Determine which lines of the records include the word "standalone", and copy them.

### EXTRACTED MATERIAL ###

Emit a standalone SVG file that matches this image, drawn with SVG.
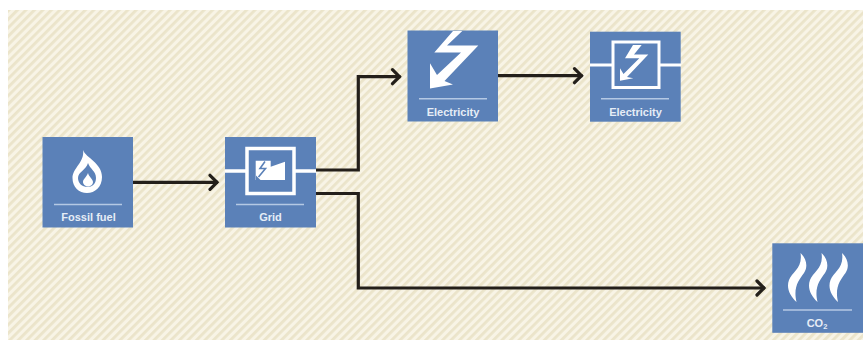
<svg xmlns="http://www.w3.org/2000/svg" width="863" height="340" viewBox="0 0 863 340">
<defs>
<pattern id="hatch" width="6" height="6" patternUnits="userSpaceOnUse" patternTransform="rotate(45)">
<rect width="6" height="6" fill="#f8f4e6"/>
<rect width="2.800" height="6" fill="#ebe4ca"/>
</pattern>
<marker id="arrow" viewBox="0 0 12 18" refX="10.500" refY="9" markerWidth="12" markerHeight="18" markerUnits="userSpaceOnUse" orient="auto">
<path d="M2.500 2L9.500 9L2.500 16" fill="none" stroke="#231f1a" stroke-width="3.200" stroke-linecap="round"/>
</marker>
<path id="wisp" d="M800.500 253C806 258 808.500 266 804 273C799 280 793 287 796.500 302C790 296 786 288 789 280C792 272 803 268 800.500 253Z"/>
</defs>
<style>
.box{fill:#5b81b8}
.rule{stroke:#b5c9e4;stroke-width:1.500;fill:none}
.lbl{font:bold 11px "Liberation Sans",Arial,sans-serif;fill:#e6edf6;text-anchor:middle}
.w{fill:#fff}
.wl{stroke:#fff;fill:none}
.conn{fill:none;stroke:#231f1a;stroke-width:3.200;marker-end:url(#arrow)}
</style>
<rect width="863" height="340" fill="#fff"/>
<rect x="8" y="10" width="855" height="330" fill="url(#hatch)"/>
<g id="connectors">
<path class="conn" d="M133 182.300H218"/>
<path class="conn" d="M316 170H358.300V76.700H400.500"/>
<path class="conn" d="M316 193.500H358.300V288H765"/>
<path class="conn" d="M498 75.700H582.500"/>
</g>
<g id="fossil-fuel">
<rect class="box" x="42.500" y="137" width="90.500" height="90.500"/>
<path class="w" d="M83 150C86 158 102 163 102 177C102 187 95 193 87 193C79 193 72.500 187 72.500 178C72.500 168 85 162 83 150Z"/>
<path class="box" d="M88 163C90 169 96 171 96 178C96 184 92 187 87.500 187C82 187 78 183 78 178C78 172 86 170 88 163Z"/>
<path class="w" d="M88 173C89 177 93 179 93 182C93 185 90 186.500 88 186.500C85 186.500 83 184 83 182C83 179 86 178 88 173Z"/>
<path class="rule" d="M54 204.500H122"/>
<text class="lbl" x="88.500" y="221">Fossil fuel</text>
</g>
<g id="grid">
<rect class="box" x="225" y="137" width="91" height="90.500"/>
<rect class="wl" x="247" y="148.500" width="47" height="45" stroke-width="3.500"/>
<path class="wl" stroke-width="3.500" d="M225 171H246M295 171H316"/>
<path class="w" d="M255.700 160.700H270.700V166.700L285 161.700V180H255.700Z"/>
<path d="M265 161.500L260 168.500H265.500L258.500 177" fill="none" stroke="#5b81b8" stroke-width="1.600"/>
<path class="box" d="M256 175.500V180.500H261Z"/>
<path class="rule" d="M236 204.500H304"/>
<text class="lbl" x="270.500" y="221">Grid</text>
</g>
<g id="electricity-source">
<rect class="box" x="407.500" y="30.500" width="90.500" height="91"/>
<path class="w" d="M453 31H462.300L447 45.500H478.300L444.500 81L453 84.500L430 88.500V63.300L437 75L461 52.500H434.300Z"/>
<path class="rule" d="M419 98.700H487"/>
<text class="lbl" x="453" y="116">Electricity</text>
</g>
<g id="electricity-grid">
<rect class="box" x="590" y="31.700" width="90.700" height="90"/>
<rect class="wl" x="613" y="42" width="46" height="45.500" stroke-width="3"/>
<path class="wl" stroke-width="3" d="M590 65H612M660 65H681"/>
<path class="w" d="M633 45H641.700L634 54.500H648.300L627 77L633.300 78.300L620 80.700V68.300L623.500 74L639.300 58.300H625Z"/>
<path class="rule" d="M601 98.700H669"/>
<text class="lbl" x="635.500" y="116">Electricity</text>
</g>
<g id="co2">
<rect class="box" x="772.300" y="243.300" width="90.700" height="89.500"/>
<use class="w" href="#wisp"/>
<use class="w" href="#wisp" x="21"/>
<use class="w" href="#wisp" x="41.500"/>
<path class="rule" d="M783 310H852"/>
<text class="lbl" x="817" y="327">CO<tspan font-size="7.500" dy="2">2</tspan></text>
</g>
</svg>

###
### EXTRACTED MATERIAL ###

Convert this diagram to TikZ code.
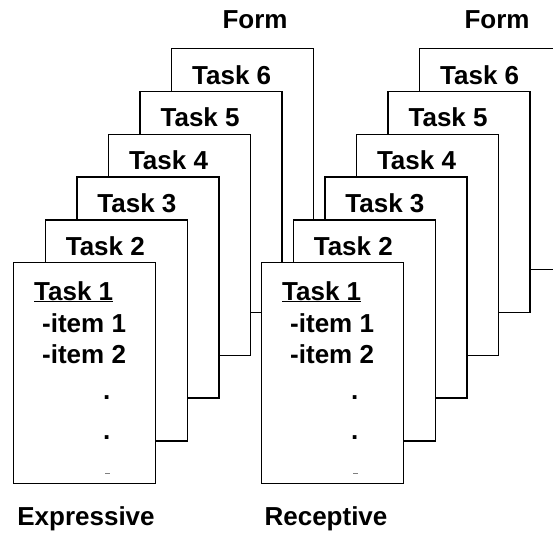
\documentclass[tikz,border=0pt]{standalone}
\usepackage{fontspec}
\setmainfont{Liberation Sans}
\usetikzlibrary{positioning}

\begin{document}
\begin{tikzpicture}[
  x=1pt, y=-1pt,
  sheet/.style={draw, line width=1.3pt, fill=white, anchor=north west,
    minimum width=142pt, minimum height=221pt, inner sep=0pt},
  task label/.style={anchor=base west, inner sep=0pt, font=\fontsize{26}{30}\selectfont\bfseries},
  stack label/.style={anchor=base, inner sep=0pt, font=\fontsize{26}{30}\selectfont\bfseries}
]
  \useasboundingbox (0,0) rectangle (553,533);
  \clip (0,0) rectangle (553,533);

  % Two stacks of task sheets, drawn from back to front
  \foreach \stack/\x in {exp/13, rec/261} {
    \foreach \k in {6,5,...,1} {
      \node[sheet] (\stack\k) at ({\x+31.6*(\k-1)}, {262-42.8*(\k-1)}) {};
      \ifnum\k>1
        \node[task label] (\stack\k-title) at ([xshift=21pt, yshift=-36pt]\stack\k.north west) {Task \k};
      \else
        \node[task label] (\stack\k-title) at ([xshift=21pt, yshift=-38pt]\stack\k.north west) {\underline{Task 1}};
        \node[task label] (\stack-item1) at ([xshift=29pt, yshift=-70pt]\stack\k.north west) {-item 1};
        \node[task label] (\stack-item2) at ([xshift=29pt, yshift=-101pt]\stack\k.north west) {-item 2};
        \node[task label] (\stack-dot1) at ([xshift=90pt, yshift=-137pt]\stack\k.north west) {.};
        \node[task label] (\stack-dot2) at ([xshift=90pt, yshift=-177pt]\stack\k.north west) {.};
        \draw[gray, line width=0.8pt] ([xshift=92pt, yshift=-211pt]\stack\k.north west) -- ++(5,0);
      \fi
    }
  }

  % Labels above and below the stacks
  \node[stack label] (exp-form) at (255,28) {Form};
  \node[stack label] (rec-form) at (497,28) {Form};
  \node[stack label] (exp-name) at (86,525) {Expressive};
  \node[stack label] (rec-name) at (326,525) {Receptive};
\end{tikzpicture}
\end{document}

###

● **ANSWER TO THE EXERCISE**
Emit a standalone SVG file that matches this image, drawn with SVG.
\documentclass[tikz,border=0pt]{standalone}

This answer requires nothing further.